Functions and usage scenarios
- Market Research:
Businesses frequently use social media scraping to gather insights about consumer behavior, preferences, and trends. By analyzing conversations and interactions on social media, companies can identify potential opportunities, gauge market sentiment, and refine their marketing strategies.
- Sentiment Analysis:
Social media platforms are rich sources of real-time data about public opinion. Organizations can utilize scraping to collect comments and posts related to specific topics, brands, or products, which can then be analyzed to assess overall sentiment (positive, negative, neutral).
- Competitive Analysis:
Scraping data from competitors' social media accounts allows businesses to monitor their strategies, follower engagement, and content performance. This information can inform their own social media marketing efforts and help them remain competitive in their industry.

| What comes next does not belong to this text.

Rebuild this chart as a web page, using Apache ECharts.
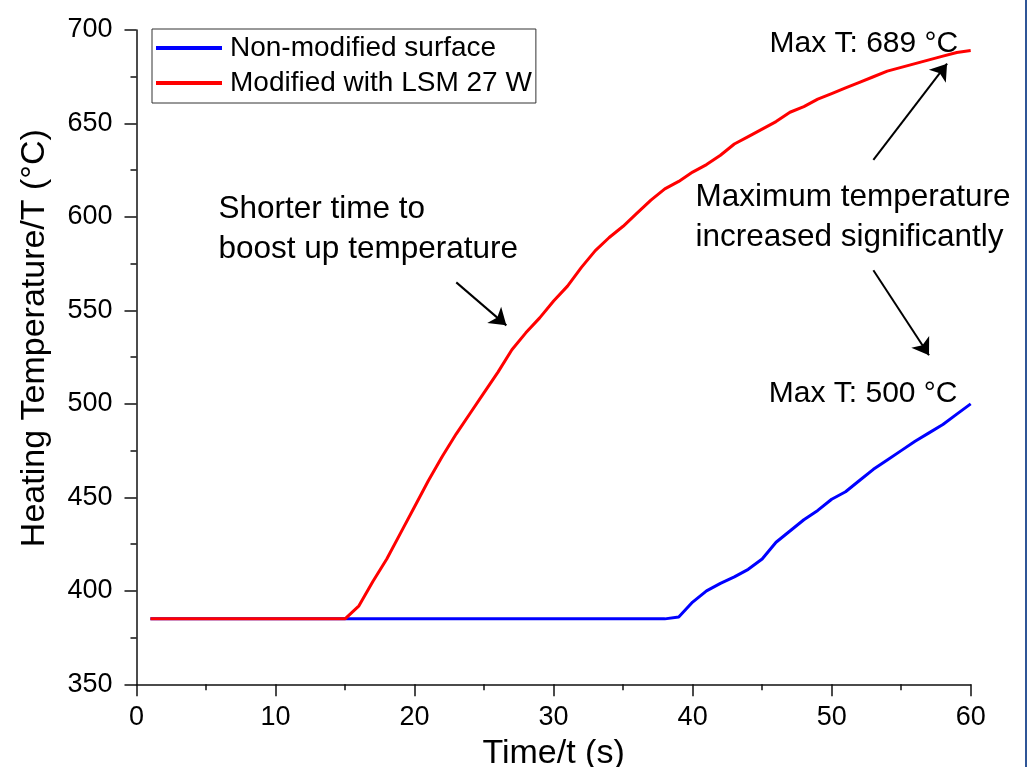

- Influencer Identification:
Brands often seek to identify influencers within their target market. Scraping tools can help gather data on influencers' follower counts, engagement rates, and content types, assisting brands in selecting the right partners for collaborations.
- Trend Analysis:
Scraping allows organizations to track trends over time by collecting historical data from social media. This analysis can reveal how public interest in specific topics evolves, aiding in content planning and strategic decision-making.
Technical Implementation
- Data Extraction Techniques:
The actual process of social media scraping typically involves:
- Sending HTTP Requests: Tools send requests to social media pages to retrieve the HTML content.
- Parsing HTML: Libraries like Beautiful Soup or lxml are used to navigate the document tree and extract relevant data.
- Data Storage: Extracted data can be stored in various formats, such as CSV, JSON, or directly into databases, depending on the intended use.
- Handling Dynamic Content:
Many social media platforms use JavaScript to render content dynamically. In such cases, tools like Selenium can simulate user interactions to ensure that all content is loaded before data extraction.
- API Access:
Some social media platforms offer official APIs (Application Programming Interfaces) that provide structured access to their data. Using APIs can be a more reliable and compliant method of data collection compared to scraping, but they may come with usage restrictions and data access limitations.
Social media scraping is a powerful method for collecting and analyzing data from social media platforms. While it offers valuable insights for businesses and researchers, it also raises important legal and ethical considerations that must be carefully navigated. Understanding the tools, techniques, and implications of social media scraping is essential for effectively leveraging this practice in a responsible manner.